El Estatuto de los Trabajadores y el consenso
EL TIRA y afloja de las negociaciones entre UCD y PSOE, por un lado, y el PCE, por otro, en los pasillos del Congreso, mientras se debate, en sesión plenaria, el Estatuto de los Trabajadores, no resulta fácilmente comprensible si se hace abstracción del complicado contexto político en que se desarrolla. Las discrepancias de los comunistas a propósito del texto parcialmente consensuado entre centristas y socialistas tienen, en no pocos casos, razonado fundamento. Pero no es esta la primera vez, ni tampoco será la última, en que el grupo parlamentario presidido por el señor Carrillo ve frustrada su iniciativa legislativa y ha de optar entre una defensa testimonial de su programa máximo y un acercamiento realista a lo que resulte posible en unas Cortes dominadas por UCD y por el PSOE, en las que los comunistas ocupan un 7% de los escaños en el Congreso y ningún asiento en el Senado. Lo notable, y lo nuevo, en este caso, ha sido la dramática presentación del PCE de sus diferencias y la mitificación de la legislación laboral del franquismo mediante una interpretación exclusivamente literal de sus disposiciones. Por último, abierto contraste entre la postura de la Comisión de Trabajo de los diputados comunistas y los elogiables esfuerzos desplegados por los líderes parlamentarios del PCE durante el Pleno, para suavizar discrepancias y acortar distancias con el Gobierno y con el PSOE, tampoco resultaría comprensible fuera del marco general del actual momento político.La etapa prolongada, y la historia dirá si también inevitable, del consenso constitucional entre UCD, PCE y PSOE, al que también fue parcialmente incorporada AP, ha malacostumbrado tal vez a los ciudadanos y, desde luego, a la nueva clase política. El aferramiento a la deformación consensual de la vida parlamentaria es comprensible en el PCE, cuyas posibilidades de acceder al Gobierno son remotas, pero denota en UCD un claro temor a asumir las responsabilidades del poder, y en el PSOE, una cierta desconfianza sobre las posibilidades de su proyecto autónomo y una irrefrenable atracción por las andaderas del coalicionismo.
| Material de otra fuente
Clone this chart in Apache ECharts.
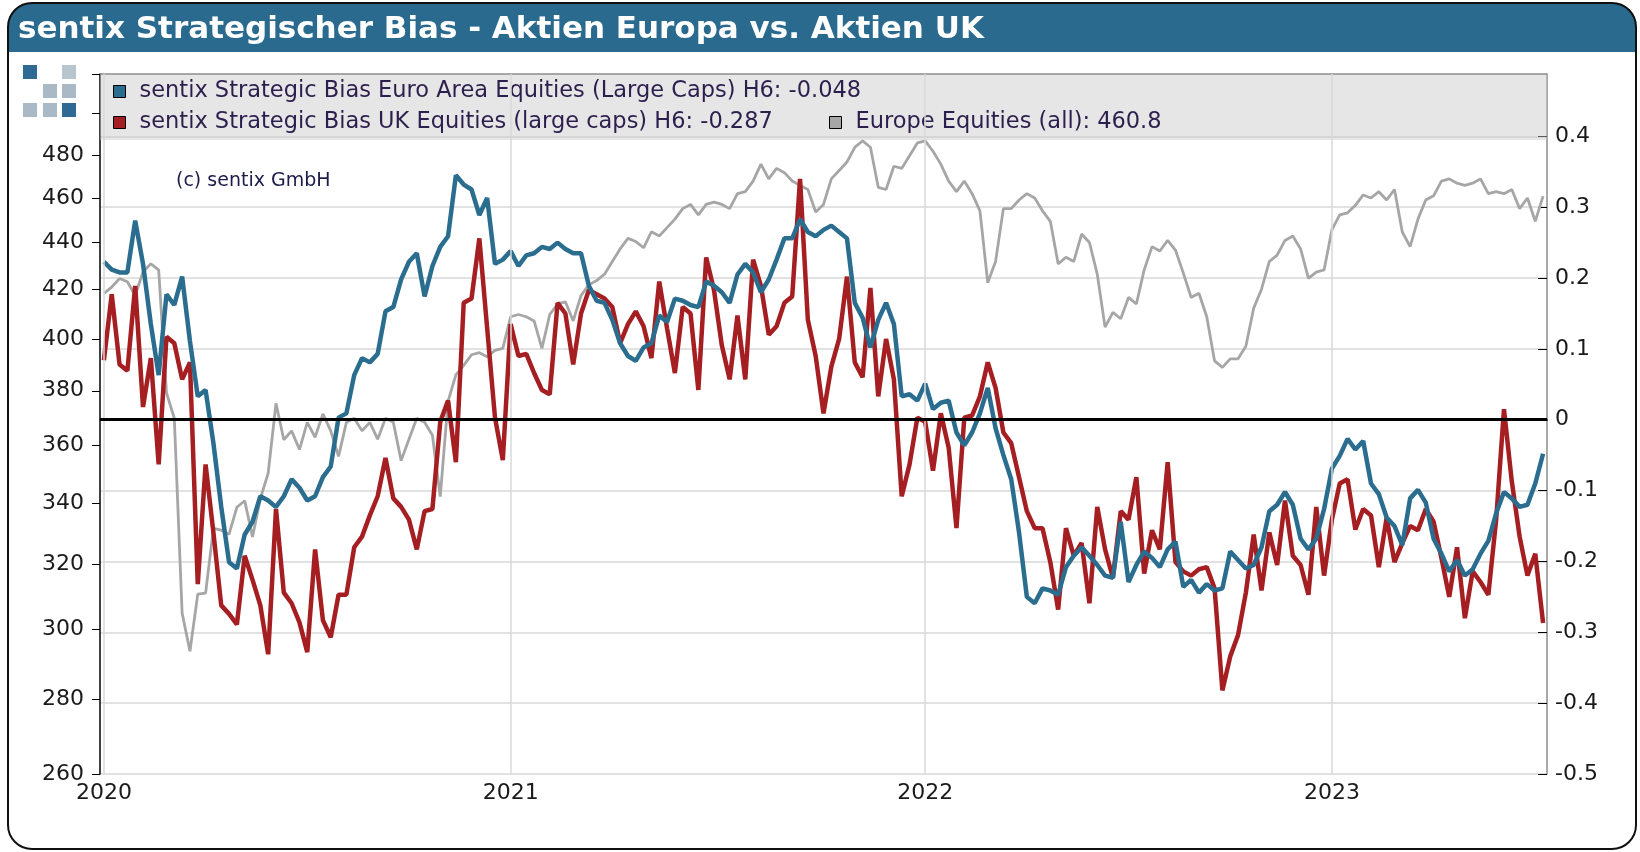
<!DOCTYPE html>
<html>
<head>
<meta charset="utf-8">
<title>sentix Strategischer Bias - Aktien Europa vs. Aktien UK</title>
<script src="https://cdn.jsdelivr.net/npm/echarts@6/dist/echarts.min.js"></script>
<style>
html, body { margin: 0; padding: 0; background: #fff; }
#chart { width: 1640px; height: 852px; }
</style>
</head>
<body>
<div id="chart"></div>
<script>
'use strict';
// weekly observations, first one on 2020-01-03
var firstWeek = '2020-01-03';
var weekCount = 185;

var euroBias = [
  0.223, 0.212, 0.208, 0.208, 0.281, 0.220, 0.135, 0.063, 0.177, 0.162,
  0.202, 0.111, 0.033, 0.042, -0.033, -0.123, -0.201, -0.210, -0.162, -0.144,
  -0.108, -0.114, -0.123, -0.108, -0.084, -0.096, -0.114, -0.108, -0.081, -0.066,
  0.003, 0.009, 0.063, 0.087, 0.081, 0.093, 0.153, 0.159, 0.198, 0.223,
  0.235, 0.174, 0.217, 0.244, 0.259, 0.345, 0.332, 0.325, 0.289, 0.313,
  0.220, 0.226, 0.238, 0.217, 0.232, 0.235, 0.244, 0.241, 0.250, 0.241,
  0.235, 0.235, 0.189, 0.168, 0.165, 0.141, 0.108, 0.090, 0.083, 0.102,
  0.108, 0.147, 0.138, 0.171, 0.168, 0.162, 0.159, 0.195, 0.189, 0.180,
  0.165, 0.205, 0.220, 0.208, 0.180, 0.198, 0.226, 0.256, 0.256, 0.283,
  0.265, 0.259, 0.268, 0.274, 0.265, 0.256, 0.165, 0.144, 0.102, 0.141,
  0.165, 0.135, 0.033, 0.036, 0.027, 0.051, 0.015, 0.024, 0.027, -0.018,
  -0.036, -0.018, 0.009, 0.045, -0.012, -0.050, -0.084, -0.159, -0.250, -0.259,
  -0.238, -0.241, -0.247, -0.208, -0.192, -0.180, -0.192, -0.205, -0.220, -0.223,
  -0.144, -0.229, -0.205, -0.186, -0.195, -0.208, -0.183, -0.172, -0.236, -0.226,
  -0.244, -0.232, -0.241, -0.238, -0.186, -0.198, -0.210, -0.205, -0.180, -0.129,
  -0.120, -0.102, -0.120, -0.168, -0.183, -0.168, -0.126, -0.069, -0.051, -0.027,
  -0.042, -0.030, -0.090, -0.105, -0.138, -0.150, -0.177, -0.111, -0.099, -0.117,
  -0.168, -0.189, -0.214, -0.198, -0.220, -0.211, -0.189, -0.171, -0.132, -0.102,
  -0.111, -0.123, -0.120, -0.090, -0.048
];

var ukBias = [
  0.084, 0.177, 0.078, 0.069, 0.189, 0.018, 0.087, -0.063, 0.117, 0.108,
  0.057, 0.081, -0.232, -0.063, -0.159, -0.262, -0.274, -0.289, -0.192, -0.226,
  -0.262, -0.331, -0.126, -0.244, -0.259, -0.286, -0.328, -0.183, -0.283, -0.307,
  -0.247, -0.247, -0.180, -0.165, -0.135, -0.108, -0.054, -0.111, -0.123, -0.141,
  -0.183, -0.129, -0.126, -0.003, 0.027, -0.060, 0.165, 0.171, 0.256, 0.129,
  0.003, -0.057, 0.135, 0.090, 0.093, 0.066, 0.042, 0.036, 0.165, 0.150,
  0.078, 0.150, 0.183, 0.177, 0.171, 0.159, 0.108, 0.135, 0.153, 0.132,
  0.087, 0.195, 0.129, 0.066, 0.159, 0.150, 0.042, 0.229, 0.183, 0.105,
  0.057, 0.147, 0.057, 0.226, 0.189, 0.120, 0.132, 0.165, 0.174, 0.340,
  0.141, 0.090, 0.009, 0.075, 0.114, 0.202, 0.081, 0.060, 0.186, 0.033,
  0.114, 0.057, -0.108, -0.063, 0.003, -0.003, -0.072, 0.009, -0.039, -0.153,
  0.003, 0.006, 0.033, 0.081, 0.045, -0.018, -0.033, -0.081, -0.129, -0.153,
  -0.153, -0.201, -0.268, -0.153, -0.192, -0.174, -0.259, -0.123, -0.183, -0.223,
  -0.129, -0.141, -0.081, -0.217, -0.156, -0.183, -0.060, -0.201, -0.214, -0.220,
  -0.211, -0.208, -0.238, -0.382, -0.334, -0.304, -0.244, -0.162, -0.241, -0.159,
  -0.205, -0.114, -0.192, -0.205, -0.247, -0.123, -0.220, -0.141, -0.090, -0.084,
  -0.155, -0.126, -0.135, -0.208, -0.138, -0.201, -0.174, -0.150, -0.156, -0.126,
  -0.144, -0.195, -0.250, -0.180, -0.280, -0.214, -0.229, -0.247, -0.141, 0.015,
  -0.087, -0.165, -0.220, -0.189, -0.287
];

var europeEquities = [
  418.5, 421.1, 424.7, 423.3, 417.6, 427.4, 430.9, 428.3, 379.2, 369.8,
  304.9, 293.6, 310.7, 311.0, 331.6, 331.0, 329.7, 338.6, 340.8, 328.8,
  341.5, 350.2, 375.3, 362.0, 365.2, 358.5, 368.3, 362.9, 371.4, 365.2,
  356.1, 368.3, 369.8, 365.2, 368.3, 362.2, 369.8, 368.3, 354.6, 362.2,
  369.8, 368.3, 363.6, 342.2, 376.1, 386.0, 389.7, 393.8, 394.6, 393.0,
  395.5, 396.3, 408.9, 409.8, 408.9, 407.2, 396.3, 409.8, 414.1, 415.0,
  407.2, 417.6, 422.0, 423.8, 426.5, 431.9, 437.3, 441.9, 440.5, 437.8,
  444.8, 442.9, 446.6, 450.4, 455.1, 457.0, 452.3, 457.0, 458.0, 457.0,
  455.1, 461.9, 462.8, 467.7, 475.6, 468.7, 473.6, 471.6, 467.7, 465.7,
  463.8, 453.6, 457.0, 468.7, 472.6, 476.6, 483.6, 486.7, 483.6, 464.8,
  463.8, 474.6, 473.6, 479.6, 485.7, 486.7, 481.7, 475.6, 467.7, 462.8,
  467.7, 461.9, 454.1, 422.9, 431.9, 455.1, 455.1, 459.0, 461.9, 459.9,
  454.1, 449.4, 430.9, 433.7, 431.9, 443.8, 440.1, 426.5, 404.7, 410.7,
  408.1, 416.8, 414.1, 428.3, 438.3, 436.4, 441.0, 436.8, 427.0, 416.8,
  418.5, 408.9, 391.4, 388.9, 392.2, 392.2, 397.1, 412.4, 420.2, 431.9,
  434.6, 441.0, 442.9, 437.3, 424.7, 427.4, 428.3, 445.7, 452.3, 453.2,
  456.6, 461.3, 459.9, 462.8, 459.0, 463.8, 444.7, 438.3, 450.4, 459.0,
  460.9, 467.7, 468.7, 466.7, 465.7, 466.7, 468.7, 461.9, 462.8, 461.9,
  463.8, 455.1, 459.9, 449.4, 460.8
];

var leftTicks = [260, 280, 300, 320, 340, 360, 380, 400, 420, 440, 460, 480, 500, 520];
var leftLabels = [260, 280, 300, 320, 340, 360, 380, 400, 420, 440, 460, 480];
var rightTicks = [-0.5, -0.4, -0.3, -0.2, -0.1, 0, 0.1, 0.2, 0.3, 0.4];

var euroName = 'sentix Strategic Bias Euro Area Equities (Large Caps)';
var ukName = 'sentix Strategic Bias UK Equities (large caps)';
var stoxxName = 'Europe Equities (all)';

var weeks = [];
(function () {
  var t = new Date(firstWeek + 'T00:00:00Z').getTime();
  for (var i = 0; i < weekCount; i++) {
    weeks.push(new Date(t + i * 7 * 86400000).toISOString().slice(0, 10));
  }
})();

var isYearStart = function (idx) {
  return idx === 0 || weeks[idx].slice(0, 4) !== weeks[idx - 1].slice(0, 4);
};
var yearLines = [];
weeks.forEach(function (w, i) {
  if (isYearStart(i)) {
    yearLines.push({ xAxis: w, lineStyle: { color: '#d9d9d9', width: 1.5, type: 'solid' } });
  }
});

var FONT = 'DejaVu Sans';
var lastOf = function (a) { return a[a.length - 1]; };

var legendBase = {
  orient: 'horizontal',
  icon: 'rect',
  itemWidth: 12,
  itemHeight: 12,
  padding: 0,
  selectedMode: false,
  itemStyle: { borderColor: '#000', borderWidth: 1 },
  textStyle: { fontFamily: FONT, fontSize: 22.5, color: '#2d1f4d', padding: [0, 0, 0, 9] },
  formatter: function (name) {
    if (name === euroName) return name + ' H6: ' + lastOf(euroBias).toFixed(3);
    if (name === ukName) return name + ' H6: ' + lastOf(ukBias).toFixed(3);
    return name + ': ' + lastOf(europeEquities).toFixed(1);
  }
};

var logoSquares = [
  [23, 65, '#2f6a94'], [62, 65, '#b9c5ce'],
  [43, 84, '#a9b9c6'], [62, 84, '#a9b9c6'],
  [23, 103, '#a9b9c6'], [43, 103, '#a9b9c6'], [62, 103, '#2f6a94']
];

var myChart = echarts.init(document.getElementById('chart'));
var option = {
  animation: false,
  backgroundColor: '#fff',
  grid: { left: 100, right: 93, top: 74, bottom: 78 },
  legend: [
    echarts.util.merge({ data: [euroName], left: 113, top: 80 }, legendBase),
    echarts.util.merge({ data: [ukName], left: 113, top: 111 }, legendBase),
    echarts.util.merge({ data: [stoxxName], left: 829, top: 111 }, legendBase)
  ],
  xAxis: {
    type: 'category',
    data: weeks,
    boundaryGap: true,
    axisLine: { lineStyle: { color: '#333', width: 2 } },
    axisTick: { alignWithLabel: true, interval: isYearStart, length: 5, lineStyle: { color: '#000' } },
    axisLabel: {
      interval: isYearStart,
      formatter: function (v) { return v.slice(0, 4); },
      fontFamily: FONT, fontSize: 22, color: '#1a1a1a', margin: 8
    },
    splitLine: { show: false }
  },
  yAxis: [{
    type: 'log',
    logBase: 10,
    min: 260,
    max: 520,
    position: 'left',
    axisLine: { show: true, lineStyle: { color: '#000', width: 1.5 } },
    axisTick: { show: true, length: 8, customValues: leftTicks, lineStyle: { color: '#000' } },
    axisLabel: { customValues: leftLabels, fontFamily: FONT, fontSize: 22, color: '#1a1a1a', margin: 16 },
    splitLine: { show: false },
    minorTick: { show: false }
  }, {
    type: 'value',
    min: -0.5,
    max: 0.488,
    interval: 0.1,
    position: 'right',
    axisLine: { show: true, lineStyle: { color: '#8c8c8c', width: 1.5 } },
    axisTick: { show: true, inside: true, length: 9, customValues: rightTicks, lineStyle: { color: '#000' } },
    axisLabel: { customValues: rightTicks, fontFamily: FONT, fontSize: 22, color: '#1a1a1a', margin: 8 },
    splitLine: { show: true, lineStyle: { color: '#d9d9d9', width: 1.5 } }
  }],
  series: [{
    name: 'grid',
    type: 'line',
    data: [],
    yAxisIndex: 1,
    z: 1,
    silent: true,
    markLine: {
      symbol: 'none',
      silent: true,
      label: { show: false },
      data: yearLines.concat([{ yAxis: 0, lineStyle: { color: '#000', width: 3, type: 'solid' } }])
    }
  }, {
    name: stoxxName,
    type: 'line',
    yAxisIndex: 0,
    data: europeEquities,
    symbol: 'none',
    z: 2,
    itemStyle: { color: '#a6a6a6' },
    lineStyle: { color: '#a6a6a6', width: 2.8 }
  }, {
    name: ukName,
    type: 'line',
    yAxisIndex: 1,
    data: ukBias,
    symbol: 'none',
    z: 3,
    itemStyle: { color: '#a51e22' },
    lineStyle: { color: '#a51e22', width: 4.5 }
  }, {
    name: euroName,
    type: 'line',
    yAxisIndex: 1,
    data: euroBias,
    symbol: 'none',
    z: 4,
    itemStyle: { color: '#2a6d8f' },
    lineStyle: { color: '#2a6d8f', width: 4.5 }
  }],
  graphic: [
    { type: 'rect', z: 1, silent: true, shape: { x: 100, y: 74, width: 1447, height: 66 },
      style: { fill: 'rgba(200,200,200,0.45)' } },
    { type: 'line', z: 1, silent: true, shape: { x1: 100, y1: 74, x2: 1547, y2: 74 },
      style: { stroke: '#8c8c8c', lineWidth: 1.5 } },
    { type: 'rect', z: 10, silent: true, shape: { x: 8, y: 3, width: 1628, height: 49, r: [22, 22, 0, 0] },
      style: { fill: '#2a6a8f' } },
    { type: 'text', z: 11, silent: true, x: 18, y: 30,
      style: { text: 'sentix Strategischer Bias - Aktien Europa vs. Aktien UK', fill: '#fff',
        fontFamily: FONT, fontWeight: 'bold', fontSize: 31, verticalAlign: 'middle' } },
    { type: 'rect', z: 12, silent: true, shape: { x: 8, y: 3, width: 1628, height: 846, r: 24 },
      style: { fill: 'none', stroke: '#111', lineWidth: 2 } },
    { type: 'text', z: 11, silent: true, x: 176, y: 181,
      style: { text: '(c) sentix GmbH', fill: '#1c1c4a', fontFamily: FONT, fontSize: 19, verticalAlign: 'middle' } }
  ].concat(logoSquares.map(function (s) {
    return { type: 'rect', z: 11, silent: true, shape: { x: s[0], y: s[1], width: 14, height: 14 }, style: { fill: s[2] } };
  }))
};
myChart.setOption(option);
window.onresize = myChart.resize;
</script>
</body>
</html>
La consecuencia es que la desescalada consensual se está realizando de forma gradual, parcial y discriminadora. El Gobierno sigue contando con el PSOE, para la negociación de importantes leyes orgánicas y para la adopción de otras decisiones de alta política. Coalición Democrática, la Minoría Catalana y el PNV juntan en ocasiones sus votos con UCD en las comisiones y en los plenos. Hasta los andalucistas tocaron cuero en el partido, al apoyar la investidura del señor Suárez. En esta etapa de consensos parciales y menores, que sucede al período del «gran consenso », el PCE ha sido el único verdaderamente descolgado. En la actual legislatura, sólo el Estatuto catalán y vasco y los suplicatorios de los señores Monzón y Letamendía han dado ocasión a los parlamentarios comunistas para unir sus votos, sin reticencias ni protestas, a la mayoría. Las tentativas de aislar al PCE, activamente impulsadas por UCD y pasivamente toleradas por el PSOE, son, con independencia de que unos las consideren una catástrofe y otros una bendición, un dato objetivo y verificable.
¿Qué decir de esa estrategia evidente del Gobierno y de los esfuerzos de Carrillo, también palmarios, por contrarrestarla? La renuncia al consenso no sería aconsejable en las leyes orgánicas de desarrollo constitucional; y no hay razón para excluir de esos acuerdos a los comunistas, activos y entusiastas participantes de la elaboración y aprobación de la Constitución. Sin embargo, la continuada expansión de la marea negra del abstencionismo, fruto del tedio político y del desencanto democrático, tiene mucho que ver con las dificultades de los ciudadanos para distinguir entre múltiples opciones agolpadas en un mismo espacio político. Las pasadas elecciones en Portugal, todavía más castigado que España por la crisis económica y por el desánimo, pero dirigido por una clase política mucho más competente y respetuosa en sus principios, han registrado, en cambio, una elevadísima participación en las urnas, explicable en buena parte por la claridad y autenticidad de la confrontación entre los partidos. La transformación de nuestro panorama de forma tal que la mayoría y la minoría de hoy, que pueden ser mañana la minoría y la mayoría, dinamizaran la vida pública, sin congelarla en la indistinta grisura de una especie de Movimiento Nacional democrático, pero sin romperla, según los lineamientos de una guerra civil incoada, sería probablemente la única manera de sacar de la atonía, la incredulidad y la indiferencia a nuestros ciudadanos.